Data items
============

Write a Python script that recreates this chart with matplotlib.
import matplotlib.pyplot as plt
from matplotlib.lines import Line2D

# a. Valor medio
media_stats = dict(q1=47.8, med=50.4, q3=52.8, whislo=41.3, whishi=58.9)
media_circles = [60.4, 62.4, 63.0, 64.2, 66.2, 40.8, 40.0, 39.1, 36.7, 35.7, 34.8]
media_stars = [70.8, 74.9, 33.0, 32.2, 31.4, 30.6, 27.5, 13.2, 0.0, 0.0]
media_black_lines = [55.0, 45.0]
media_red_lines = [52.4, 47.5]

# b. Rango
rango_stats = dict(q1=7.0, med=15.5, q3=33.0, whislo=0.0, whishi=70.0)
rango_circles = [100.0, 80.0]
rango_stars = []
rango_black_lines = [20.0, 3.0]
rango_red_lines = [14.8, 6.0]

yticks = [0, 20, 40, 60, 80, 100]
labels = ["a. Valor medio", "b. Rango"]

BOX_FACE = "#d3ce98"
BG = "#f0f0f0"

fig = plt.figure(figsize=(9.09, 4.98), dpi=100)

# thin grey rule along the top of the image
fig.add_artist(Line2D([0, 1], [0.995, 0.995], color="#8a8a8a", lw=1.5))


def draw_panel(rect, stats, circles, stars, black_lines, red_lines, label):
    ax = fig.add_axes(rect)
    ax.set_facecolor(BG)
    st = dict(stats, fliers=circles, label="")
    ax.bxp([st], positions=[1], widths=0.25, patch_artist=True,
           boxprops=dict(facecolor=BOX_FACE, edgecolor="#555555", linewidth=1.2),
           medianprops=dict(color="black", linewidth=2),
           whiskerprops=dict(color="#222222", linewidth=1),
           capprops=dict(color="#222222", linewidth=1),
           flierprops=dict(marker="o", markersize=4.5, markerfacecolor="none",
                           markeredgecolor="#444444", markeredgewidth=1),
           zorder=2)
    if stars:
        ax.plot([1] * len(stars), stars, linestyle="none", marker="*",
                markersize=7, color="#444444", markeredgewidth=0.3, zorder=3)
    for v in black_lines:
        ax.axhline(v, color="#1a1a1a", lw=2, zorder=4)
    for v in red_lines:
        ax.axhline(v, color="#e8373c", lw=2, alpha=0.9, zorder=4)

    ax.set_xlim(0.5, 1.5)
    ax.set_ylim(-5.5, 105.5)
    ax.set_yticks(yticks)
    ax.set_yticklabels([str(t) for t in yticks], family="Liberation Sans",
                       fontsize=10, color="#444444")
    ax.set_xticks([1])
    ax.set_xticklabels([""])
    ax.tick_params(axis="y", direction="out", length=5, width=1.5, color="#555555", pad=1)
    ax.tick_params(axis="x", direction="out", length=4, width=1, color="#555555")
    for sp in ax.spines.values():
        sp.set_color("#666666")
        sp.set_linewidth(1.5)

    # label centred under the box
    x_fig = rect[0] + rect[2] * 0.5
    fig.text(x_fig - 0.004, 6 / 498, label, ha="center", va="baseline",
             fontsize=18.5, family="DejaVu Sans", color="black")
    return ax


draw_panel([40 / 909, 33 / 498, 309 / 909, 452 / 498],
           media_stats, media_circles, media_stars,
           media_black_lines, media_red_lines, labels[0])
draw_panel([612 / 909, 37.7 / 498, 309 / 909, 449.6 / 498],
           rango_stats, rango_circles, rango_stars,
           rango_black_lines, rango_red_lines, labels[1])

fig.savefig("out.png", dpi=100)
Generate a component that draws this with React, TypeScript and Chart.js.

============

Problem to solve
Gather up, from the records above, each line where the word "with" appears.

Written answer
Write a Python script that recreates this chart with matplotlib.
Generate a component that draws this with React, TypeScript and Chart.js.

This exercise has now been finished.